Some things, haven’t changed.

So why do the calls for new ownership still ring out loud and clear across large sections of the fanbase and what might we be able to learn when preparing to work alongside new owners?

As captured by our recent supporter survey, the sentiment felt at the club over different aspects of its running is polarised. West Ham fans are a reasonable bunch when it comes to expectations on the pitch. We are well aware that we have never finished higher than third in the top domestic league and that our last cup triumph was over 40 years ago. We thoroughly enjoy the good times, such as the outstanding form the team is producing right now, and we bemoan our lack of success in the bad times. Supporter sentiment over football related matters is overwhelmingly positive.

Herein lies the answer, at the most basic level, as to why the calls for new ownership continue. Sentiment around the running of all other aspects of the club is overwhelmingly negative. The calls for new ownership are not related to the form of our team or the signings of our manager. In short, fans want everything besides the football given an overhaul, with a fresh approach from a fresh set of custodians.

Undoubtedly, the botched stadium move has caused the most pain. And of course, we cannot go back. However, the situation remains that we are playing in a rented athletics stadium which does nothing to enhance any atmosphere created and we would ask new owners to give serious consideration to structural changes or even the prospect of a purpose-built ground.

Moving away from the construction of the stadium itself, the matchday experience has been sanitised to such a point that it is unrecognisable from the one we came to know and love in a previous era. In the absence of an immediate fix regarding the stadium, we would ask new owners to find a solution that makes it possible for local businesses, sellers and stewards employed by the club, to take the place of the company’s managing our experience at present.

Far from being a club with no culture, as we were once described, we have a rich culture just waiting to be embraced. A celebration of this culture at our home as well as an embodiment of this culture running through everything at the club would help fix some of what has gone wrong. New owners might want to start with a consultation over the much-maligned crest which sports the word ‘London’ and appears to stray from our history and traditions.

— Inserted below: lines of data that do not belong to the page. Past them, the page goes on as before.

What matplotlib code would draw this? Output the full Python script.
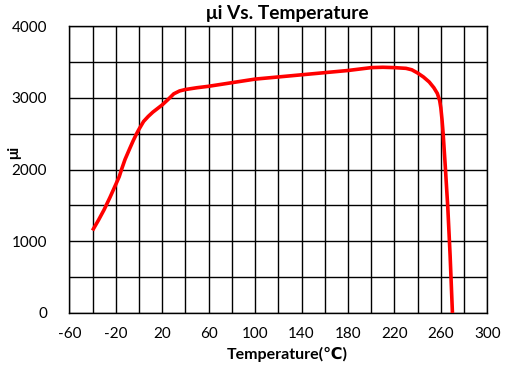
import matplotlib
matplotlib.use("Agg")
import matplotlib.pyplot as plt
import numpy as np

plt.rcParams['font.family'] = ['Lato', 'DejaVu Sans']
plt.rcParams['axes.unicode_minus'] = False

# Data
temperature = [-40, -35, -30, -25, -20, -17, -15, -12, -8, -5, -2, 0, 4, 8, 12,
               16, 20, 25, 30, 35, 40, 50, 60, 100, 140, 180, 190, 200, 210, 220,
               230, 235, 240, 245, 250, 254, 257, 259, 260, 261, 262, 264, 266,
               268, 270]
mu_i = [1150, 1290, 1440, 1610, 1790, 1900, 2000, 2140, 2290, 2400, 2500, 2560,
        2670, 2740, 2800, 2850, 2900, 2975, 3055, 3095, 3115, 3140, 3160, 3260,
        3320, 3380, 3400, 3420, 3425, 3420, 3410, 3390, 3345, 3290, 3220, 3140,
        3060, 2960, 2860, 2700, 2500, 2000, 1470, 800, 0]

x_ticks = np.arange(-60, 301, 40)
y_ticks = np.arange(0, 4001, 1000)

fig = plt.figure(figsize=(5.14, 3.68), dpi=100)
ax = fig.add_axes([0.1348, 0.1495, 0.8132, 0.7798])

ax.plot(temperature, mu_i, color="#ff0000", linewidth=2.6, solid_capstyle="butt",
        solid_joinstyle="round", zorder=3)

ax.set_xlim(-60, 300)
ax.set_ylim(0, 4000)
ax.set_xticks(x_ticks)
ax.set_yticks(y_ticks)
ax.set_xticks(np.arange(-60, 301, 20), minor=True)
ax.set_yticks(np.arange(0, 4001, 500), minor=True)
ax.grid(which="both", color="black", linewidth=1.0, zorder=1)
ax.tick_params(which="both", length=0, labelsize=11)
ax.tick_params(axis="y", pad=16)
ax.tick_params(axis="x", pad=10)
for sp in ax.spines.values():
    sp.set_color("black")
    sp.set_linewidth(1.0)

fig.text(287 / 514, 1 - 13 / 368, "μi Vs. Temperature", ha="center", va="center",
         fontsize=13.8, fontweight="bold")
fig.text(287 / 514, 1 - 354 / 368, "Temperature(℃)", ha="center", va="center",
         fontsize=11.5, fontweight="bold")
fig.text(14 / 514, 1 - 152 / 368, "μi", ha="center", va="center", rotation=90,
         fontsize=11, fontweight="bold")

fig.savefig("out.png", dpi=100)
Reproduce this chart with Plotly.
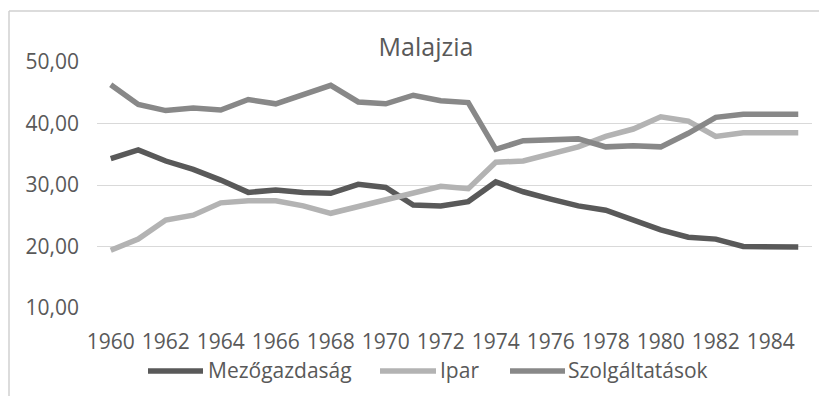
import plotly.graph_objects as go

years = list(range(1960, 1986))
mezogazdasag = [34.3, 35.7, 33.9, 32.55, 30.8, 28.8, 29.2, 28.8, 28.65, 30.1, 29.6,
                26.75, 26.6, 27.3, 30.5, 28.9, 27.7, 26.6, 25.9, 24.4, 22.7, 21.5, 21.2, 20.0, 20.0, 19.9]
ipar = [19.4, 21.2, 24.3, 25.1, 27.1, 27.45, 27.45, 26.6, 25.4, 26.5, 27.4,
        28.5, 29.8, 29.4, 33.7, 33.9, 35.0, 36.2, 37.9, 39.1, 41.1, 40.4, 37.9, 38.5, 38.5, 38.5]
szolgaltatasok = [46.3, 43.1, 42.1, 42.5, 42.2, 43.9, 43.2, 44.7, 46.2, 43.5, 43.2,
                  44.6, 43.7, 43.4, 35.8, 37.2, 37.3, 37.5, 36.2, 36.4, 36.2, 38.4, 41.0, 41.5, 41.5, 41.5]
series_names = ["Mezőgazdaság", "Ipar", "Szolgáltatások"]
series_colors = ["#595959", "#b3b3b3", "#888888"]
tick_vals = [10, 20, 30, 40, 50]
tick_text = ["10,00", "20,00", "30,00", "40,00", "50,00"]

FONT = "Open Sans"
TXT = "#595959"

# page body has an 8px default margin; work in page coords minus 8
OFF = 8
W, H = 827 - 2 * OFF, 404 - 2 * OFF
L, R, T, B = 97 - OFF, W - (812 - OFF), 62 - OFF, H - (308 - OFF)
pw, ph = W - L - R, H - T - B

def px_x(px):
    return (px - OFF - L) / pw

def px_y(py):
    return (H - B - (py - OFF)) / ph

fig = go.Figure()
for name, vals, col in zip(series_names, [mezogazdasag, ipar, szolgaltatasok], series_colors):
    fig.add_trace(go.Scatter(x=[str(y) for y in years], y=vals, mode="lines", name=name,
                             line=dict(color=col, width=5.5), showlegend=False))

fig.update_layout(
    width=W, height=H,
    margin=dict(l=L, r=R, t=T, b=B),
    paper_bgcolor="white", plot_bgcolor="white",
    font=dict(family=FONT, color=TXT, size=21),
    title=dict(text="Malajzia", x=(426 - OFF) / W, xanchor="center", y=1 - (47 - OFF) / H, yanchor="middle",
               font=dict(size=25, color=TXT, family=FONT)),
    xaxis=dict(type="category", showgrid=False, showline=False, zeroline=False,
               tickmode="array", tickvals=[str(y) for y in years[::2]],
               ticktext=[str(y) for y in years[::2]],
               tickfont=dict(size=21, color=TXT), ticks="", ticklabelstandoff=19,
               range=[-0.5, 25.5]),
    yaxis=dict(range=[10, 50], tickvals=tick_vals, ticktext=tick_text,
               showgrid=True, gridcolor="#d9d9d9", gridwidth=1.3, zeroline=False, showline=False,
               tickfont=dict(size=21, color=TXT), ticks="", ticklabelstandoff=17),
    showlegend=False,
)

# legend drawn in paper space
leg_y = 371
leg_items = [(148, 203, 206), (380, 436, 438), (510, 565, 566)]
for (x0, x1, xt), name, col in zip(leg_items, series_names, series_colors):
    fig.add_shape(type="line", xref="paper", yref="paper", x0=px_x(x0), x1=px_x(x1),
                  y0=px_y(leg_y), y1=px_y(leg_y), line=dict(color=col, width=5.5))
    fig.add_annotation(text=name, xref="paper", yref="paper", x=px_x(xt), y=px_y(leg_y - 1),
                       xanchor="left", yanchor="middle", showarrow=False,
                       font=dict(size=21, color=TXT, family=FONT))

# chart area border (top and left)
fig.add_shape(type="line", xref="paper", yref="paper", x0=px_x(9), x1=px_x(827), y0=px_y(11), y1=px_y(11),
              line=dict(color="#d0d0d0", width=1.5), layer="above")
fig.add_shape(type="line", xref="paper", yref="paper", x0=px_x(9), x1=px_x(9), y0=px_y(11), y1=px_y(404),
              line=dict(color="#d0d0d0", width=1.5), layer="above")

fig.write_html("out.html")
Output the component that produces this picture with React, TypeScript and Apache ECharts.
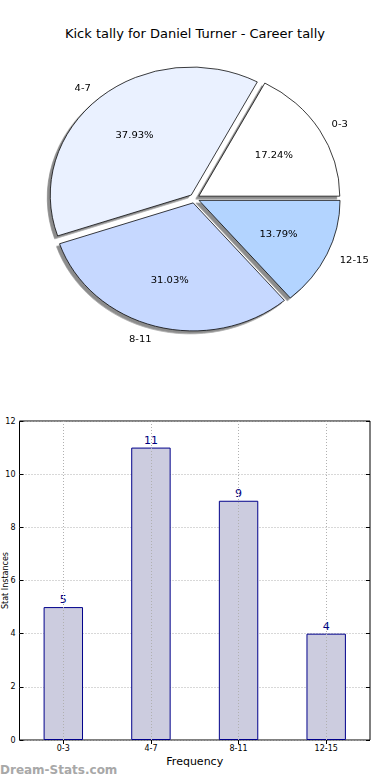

Besides some of the more obvious issues, such as the interest charged on loans, that supporters might have with our current owners, it would seem we are a point of no return due to the lack of trust that exists. Ultimately, supporters would want new owners who will work closely with fans groups and take their point of view into consideration, when making decisions that affect them. The catalogue of decisions that have led people to question the intentions of our current owners, such as the season ticket waiting list or the decisions made about the upkeep of the memorial gardens to name but two, cannot be added to.

As long as the call for new ownership remains, Hammers United will answer that call with organised, peaceful demonstrations away from the 90 mins of football where people have come to get behind their team.

Hammers United will also continue to carefully prepare a set of principles that will allow us to work with purpose alongside new owners from day one.

We look to seeing you all again at our next mass demonstration and, of course, at the football.